__Input for this task__.
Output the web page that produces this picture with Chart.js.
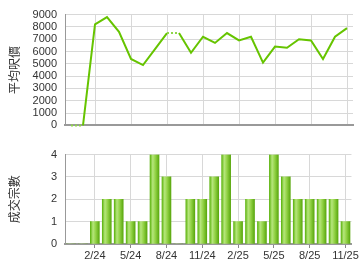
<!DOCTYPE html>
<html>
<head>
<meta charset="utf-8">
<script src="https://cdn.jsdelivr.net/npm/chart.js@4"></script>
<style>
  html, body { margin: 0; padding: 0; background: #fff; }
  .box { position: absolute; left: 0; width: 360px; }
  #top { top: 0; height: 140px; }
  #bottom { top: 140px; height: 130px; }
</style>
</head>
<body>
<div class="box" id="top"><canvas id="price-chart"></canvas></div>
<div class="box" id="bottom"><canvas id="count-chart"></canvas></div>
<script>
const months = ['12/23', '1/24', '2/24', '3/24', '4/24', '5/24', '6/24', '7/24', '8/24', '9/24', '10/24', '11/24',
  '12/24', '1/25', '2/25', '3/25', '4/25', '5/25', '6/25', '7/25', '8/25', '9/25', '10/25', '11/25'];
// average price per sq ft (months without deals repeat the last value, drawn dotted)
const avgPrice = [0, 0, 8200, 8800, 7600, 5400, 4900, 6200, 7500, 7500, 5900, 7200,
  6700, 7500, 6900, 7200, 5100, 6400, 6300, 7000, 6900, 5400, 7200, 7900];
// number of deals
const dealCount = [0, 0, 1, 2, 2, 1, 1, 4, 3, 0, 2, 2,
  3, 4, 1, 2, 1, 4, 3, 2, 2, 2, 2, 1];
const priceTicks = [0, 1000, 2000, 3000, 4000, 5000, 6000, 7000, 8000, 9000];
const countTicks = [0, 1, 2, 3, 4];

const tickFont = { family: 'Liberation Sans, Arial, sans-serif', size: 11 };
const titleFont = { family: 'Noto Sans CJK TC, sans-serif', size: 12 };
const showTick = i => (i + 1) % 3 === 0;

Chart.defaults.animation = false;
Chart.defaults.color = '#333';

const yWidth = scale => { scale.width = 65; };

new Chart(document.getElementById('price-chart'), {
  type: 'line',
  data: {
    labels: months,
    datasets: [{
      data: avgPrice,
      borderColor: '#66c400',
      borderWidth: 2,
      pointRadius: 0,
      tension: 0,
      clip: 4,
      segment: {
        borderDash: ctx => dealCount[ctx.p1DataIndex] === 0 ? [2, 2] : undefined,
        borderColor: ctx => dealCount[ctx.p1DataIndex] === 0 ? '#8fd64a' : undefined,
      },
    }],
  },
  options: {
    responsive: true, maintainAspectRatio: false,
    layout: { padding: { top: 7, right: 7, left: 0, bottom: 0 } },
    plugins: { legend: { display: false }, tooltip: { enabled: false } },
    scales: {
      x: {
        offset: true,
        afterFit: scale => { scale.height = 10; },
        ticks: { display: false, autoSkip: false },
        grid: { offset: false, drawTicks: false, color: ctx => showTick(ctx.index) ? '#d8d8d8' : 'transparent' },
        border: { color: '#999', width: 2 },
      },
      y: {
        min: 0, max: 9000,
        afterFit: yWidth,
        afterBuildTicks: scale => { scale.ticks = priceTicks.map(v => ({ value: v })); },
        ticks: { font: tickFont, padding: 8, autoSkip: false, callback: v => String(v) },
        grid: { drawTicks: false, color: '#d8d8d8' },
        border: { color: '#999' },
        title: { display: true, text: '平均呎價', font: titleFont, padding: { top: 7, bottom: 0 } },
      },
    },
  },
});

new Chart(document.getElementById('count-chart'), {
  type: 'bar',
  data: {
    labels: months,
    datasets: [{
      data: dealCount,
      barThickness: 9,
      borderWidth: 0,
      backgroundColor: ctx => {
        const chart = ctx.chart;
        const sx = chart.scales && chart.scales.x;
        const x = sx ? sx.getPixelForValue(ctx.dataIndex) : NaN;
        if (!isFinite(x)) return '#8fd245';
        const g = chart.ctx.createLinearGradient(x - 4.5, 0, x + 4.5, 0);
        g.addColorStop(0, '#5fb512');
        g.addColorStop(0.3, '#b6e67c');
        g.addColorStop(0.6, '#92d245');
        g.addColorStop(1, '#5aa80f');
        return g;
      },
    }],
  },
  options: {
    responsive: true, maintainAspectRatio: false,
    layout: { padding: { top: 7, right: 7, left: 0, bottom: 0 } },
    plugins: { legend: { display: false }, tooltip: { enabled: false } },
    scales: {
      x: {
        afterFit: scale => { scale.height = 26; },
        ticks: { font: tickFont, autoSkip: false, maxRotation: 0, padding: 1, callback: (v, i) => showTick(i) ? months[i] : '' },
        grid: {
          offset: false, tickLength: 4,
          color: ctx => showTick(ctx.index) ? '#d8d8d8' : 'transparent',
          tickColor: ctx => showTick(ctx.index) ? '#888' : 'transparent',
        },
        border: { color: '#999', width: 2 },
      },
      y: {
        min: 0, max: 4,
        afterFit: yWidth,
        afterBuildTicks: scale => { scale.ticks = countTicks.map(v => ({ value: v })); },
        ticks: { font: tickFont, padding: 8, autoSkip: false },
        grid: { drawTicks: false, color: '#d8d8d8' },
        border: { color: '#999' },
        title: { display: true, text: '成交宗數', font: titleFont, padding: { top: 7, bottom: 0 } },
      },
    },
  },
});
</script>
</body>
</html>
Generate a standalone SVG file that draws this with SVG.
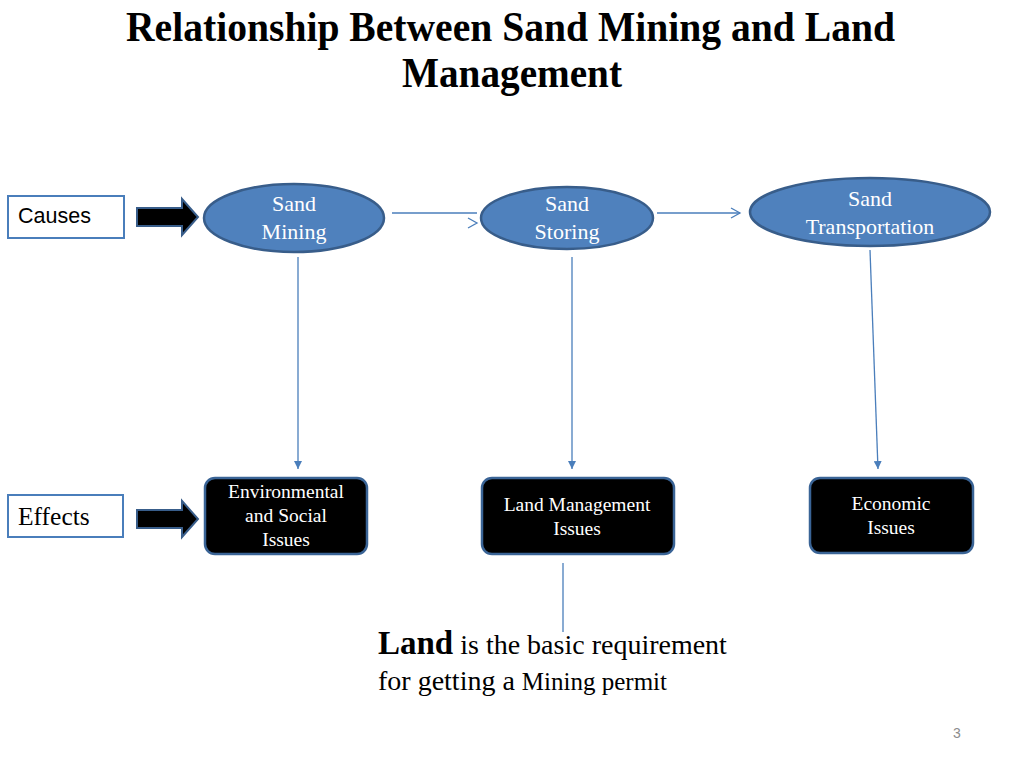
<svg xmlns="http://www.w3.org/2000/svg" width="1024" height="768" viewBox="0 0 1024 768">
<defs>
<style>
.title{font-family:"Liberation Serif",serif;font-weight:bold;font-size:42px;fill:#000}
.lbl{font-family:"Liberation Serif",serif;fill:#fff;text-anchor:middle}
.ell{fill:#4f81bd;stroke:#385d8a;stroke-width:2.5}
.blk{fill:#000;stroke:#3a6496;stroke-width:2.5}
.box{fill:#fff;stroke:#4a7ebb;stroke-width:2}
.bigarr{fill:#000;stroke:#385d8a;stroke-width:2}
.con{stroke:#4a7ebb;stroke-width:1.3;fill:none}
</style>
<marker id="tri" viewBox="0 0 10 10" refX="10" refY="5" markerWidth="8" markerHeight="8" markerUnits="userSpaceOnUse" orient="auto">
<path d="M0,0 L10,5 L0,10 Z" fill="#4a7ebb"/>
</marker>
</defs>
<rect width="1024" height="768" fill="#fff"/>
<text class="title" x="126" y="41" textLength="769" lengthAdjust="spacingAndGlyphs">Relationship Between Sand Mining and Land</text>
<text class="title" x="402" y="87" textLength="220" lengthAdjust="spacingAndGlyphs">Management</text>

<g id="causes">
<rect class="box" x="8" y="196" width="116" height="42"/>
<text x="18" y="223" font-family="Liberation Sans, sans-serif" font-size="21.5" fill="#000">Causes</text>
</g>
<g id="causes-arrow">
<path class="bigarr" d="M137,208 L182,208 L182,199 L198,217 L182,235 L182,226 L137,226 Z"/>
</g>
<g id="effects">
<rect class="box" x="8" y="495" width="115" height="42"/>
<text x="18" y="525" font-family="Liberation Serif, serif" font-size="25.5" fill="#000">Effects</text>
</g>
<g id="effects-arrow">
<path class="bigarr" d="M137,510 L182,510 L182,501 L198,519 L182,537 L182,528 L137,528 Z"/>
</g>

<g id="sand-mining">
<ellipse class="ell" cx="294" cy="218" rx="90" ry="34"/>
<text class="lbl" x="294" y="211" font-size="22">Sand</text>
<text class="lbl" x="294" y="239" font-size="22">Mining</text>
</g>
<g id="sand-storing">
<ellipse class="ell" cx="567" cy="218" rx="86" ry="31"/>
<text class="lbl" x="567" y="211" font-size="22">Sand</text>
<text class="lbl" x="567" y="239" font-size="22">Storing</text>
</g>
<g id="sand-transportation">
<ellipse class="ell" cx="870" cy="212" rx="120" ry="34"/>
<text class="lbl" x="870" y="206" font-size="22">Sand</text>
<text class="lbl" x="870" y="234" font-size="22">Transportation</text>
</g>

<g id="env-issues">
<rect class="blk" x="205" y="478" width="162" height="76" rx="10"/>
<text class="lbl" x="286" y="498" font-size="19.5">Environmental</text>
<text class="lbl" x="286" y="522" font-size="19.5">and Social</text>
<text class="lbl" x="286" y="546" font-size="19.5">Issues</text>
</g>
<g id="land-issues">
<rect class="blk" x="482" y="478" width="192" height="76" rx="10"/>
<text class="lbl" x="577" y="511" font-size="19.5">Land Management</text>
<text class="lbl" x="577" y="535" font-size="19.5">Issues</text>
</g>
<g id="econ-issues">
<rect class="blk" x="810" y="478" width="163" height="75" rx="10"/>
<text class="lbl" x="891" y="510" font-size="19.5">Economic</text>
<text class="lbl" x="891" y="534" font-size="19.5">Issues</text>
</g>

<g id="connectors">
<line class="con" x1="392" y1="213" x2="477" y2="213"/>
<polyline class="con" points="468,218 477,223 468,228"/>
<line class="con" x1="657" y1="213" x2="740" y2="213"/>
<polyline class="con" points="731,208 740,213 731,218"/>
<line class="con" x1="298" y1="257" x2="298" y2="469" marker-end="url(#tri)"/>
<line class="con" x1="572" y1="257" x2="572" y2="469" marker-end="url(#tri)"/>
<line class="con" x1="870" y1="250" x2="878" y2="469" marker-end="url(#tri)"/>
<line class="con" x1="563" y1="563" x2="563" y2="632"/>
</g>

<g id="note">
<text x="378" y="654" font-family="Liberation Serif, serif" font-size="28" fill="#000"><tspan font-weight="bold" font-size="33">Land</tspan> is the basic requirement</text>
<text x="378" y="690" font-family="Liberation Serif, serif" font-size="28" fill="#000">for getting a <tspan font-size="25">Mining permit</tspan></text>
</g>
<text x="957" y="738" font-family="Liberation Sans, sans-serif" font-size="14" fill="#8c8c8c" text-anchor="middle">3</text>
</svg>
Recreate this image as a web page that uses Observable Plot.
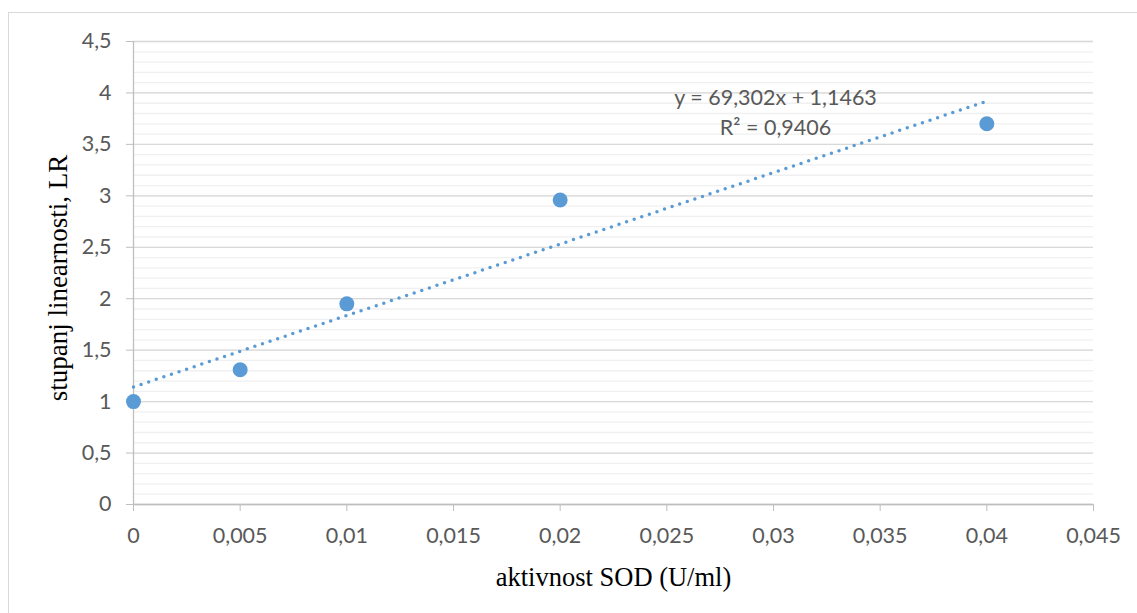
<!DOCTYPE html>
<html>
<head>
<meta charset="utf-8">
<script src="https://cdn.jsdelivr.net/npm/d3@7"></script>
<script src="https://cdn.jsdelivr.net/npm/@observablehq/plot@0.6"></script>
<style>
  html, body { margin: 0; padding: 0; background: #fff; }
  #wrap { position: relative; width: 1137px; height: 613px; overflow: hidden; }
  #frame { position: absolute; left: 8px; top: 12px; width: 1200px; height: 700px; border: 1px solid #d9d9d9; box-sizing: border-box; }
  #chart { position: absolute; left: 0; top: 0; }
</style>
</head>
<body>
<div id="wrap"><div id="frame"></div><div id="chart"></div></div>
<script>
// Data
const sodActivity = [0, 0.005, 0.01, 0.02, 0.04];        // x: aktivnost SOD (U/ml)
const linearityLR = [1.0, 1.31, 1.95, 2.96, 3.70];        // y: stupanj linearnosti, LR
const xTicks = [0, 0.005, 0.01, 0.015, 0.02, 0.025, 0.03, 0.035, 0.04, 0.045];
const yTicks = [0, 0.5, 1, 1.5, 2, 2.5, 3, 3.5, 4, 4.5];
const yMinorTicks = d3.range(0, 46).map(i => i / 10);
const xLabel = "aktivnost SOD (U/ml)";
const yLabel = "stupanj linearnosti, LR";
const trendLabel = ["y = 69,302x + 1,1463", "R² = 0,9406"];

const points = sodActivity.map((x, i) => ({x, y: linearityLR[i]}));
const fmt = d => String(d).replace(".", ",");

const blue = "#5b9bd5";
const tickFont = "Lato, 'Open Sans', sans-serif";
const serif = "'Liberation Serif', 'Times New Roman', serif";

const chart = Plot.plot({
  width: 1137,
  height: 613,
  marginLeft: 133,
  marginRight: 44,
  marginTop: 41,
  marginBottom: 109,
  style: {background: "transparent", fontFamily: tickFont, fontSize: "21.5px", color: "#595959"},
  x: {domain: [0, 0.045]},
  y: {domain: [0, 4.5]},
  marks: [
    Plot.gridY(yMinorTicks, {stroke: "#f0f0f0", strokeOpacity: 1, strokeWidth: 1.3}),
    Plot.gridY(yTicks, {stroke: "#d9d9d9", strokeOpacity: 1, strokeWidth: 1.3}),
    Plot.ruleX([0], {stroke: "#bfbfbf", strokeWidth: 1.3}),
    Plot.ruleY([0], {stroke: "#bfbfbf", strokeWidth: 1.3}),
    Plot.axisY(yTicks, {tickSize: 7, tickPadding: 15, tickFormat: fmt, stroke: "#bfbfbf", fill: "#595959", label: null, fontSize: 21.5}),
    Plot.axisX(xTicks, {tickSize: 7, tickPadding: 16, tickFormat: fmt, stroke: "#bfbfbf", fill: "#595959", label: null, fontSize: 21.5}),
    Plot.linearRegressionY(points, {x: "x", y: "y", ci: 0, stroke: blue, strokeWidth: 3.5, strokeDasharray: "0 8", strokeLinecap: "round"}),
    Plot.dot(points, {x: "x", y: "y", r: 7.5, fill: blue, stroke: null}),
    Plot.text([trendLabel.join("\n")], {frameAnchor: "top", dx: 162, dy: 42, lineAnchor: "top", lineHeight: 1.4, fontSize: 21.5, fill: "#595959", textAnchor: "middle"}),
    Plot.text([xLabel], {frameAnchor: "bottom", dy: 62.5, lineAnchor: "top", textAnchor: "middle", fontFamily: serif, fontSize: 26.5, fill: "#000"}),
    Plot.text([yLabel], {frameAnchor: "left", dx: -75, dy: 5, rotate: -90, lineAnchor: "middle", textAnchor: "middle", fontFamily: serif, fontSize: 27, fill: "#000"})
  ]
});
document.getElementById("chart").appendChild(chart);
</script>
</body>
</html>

__Directions for this task__.
Reproduce only the lines of the records from the start up to and including the line that holds "const yWidth = scale"; do not carry over any picture.

__Full answer__.
Output the web page that produces this picture with Chart.js.
<!DOCTYPE html>
<html>
<head>
<meta charset="utf-8">
<script src="https://cdn.jsdelivr.net/npm/chart.js@4"></script>
<style>
  html, body { margin: 0; padding: 0; background: #fff; }
  .box { position: absolute; left: 0; width: 360px; }
  #top { top: 0; height: 140px; }
  #bottom { top: 140px; height: 130px; }
</style>
</head>
<body>
<div class="box" id="top"><canvas id="price-chart"></canvas></div>
<div class="box" id="bottom"><canvas id="count-chart"></canvas></div>
<script>
const months = ['12/23', '1/24', '2/24', '3/24', '4/24', '5/24', '6/24', '7/24', '8/24', '9/24', '10/24', '11/24',
  '12/24', '1/25', '2/25', '3/25', '4/25', '5/25', '6/25', '7/25', '8/25', '9/25', '10/25', '11/25'];
// average price per sq ft (months without deals repeat the last value, drawn dotted)
const avgPrice = [0, 0, 8200, 8800, 7600, 5400, 4900, 6200, 7500, 7500, 5900, 7200,
  6700, 7500, 6900, 7200, 5100, 6400, 6300, 7000, 6900, 5400, 7200, 7900];
// number of deals
const dealCount = [0, 0, 1, 2, 2, 1, 1, 4, 3, 0, 2, 2,
  3, 4, 1, 2, 1, 4, 3, 2, 2, 2, 2, 1];
const priceTicks = [0, 1000, 2000, 3000, 4000, 5000, 6000, 7000, 8000, 9000];
const countTicks = [0, 1, 2, 3, 4];

const tickFont = { family: 'Liberation Sans, Arial, sans-serif', size: 11 };
const titleFont = { family: 'Noto Sans CJK TC, sans-serif', size: 12 };
const showTick = i => (i + 1) % 3 === 0;

Chart.defaults.animation = false;
Chart.defaults.color = '#333';

const yWidth = scale => { scale.width = 65; };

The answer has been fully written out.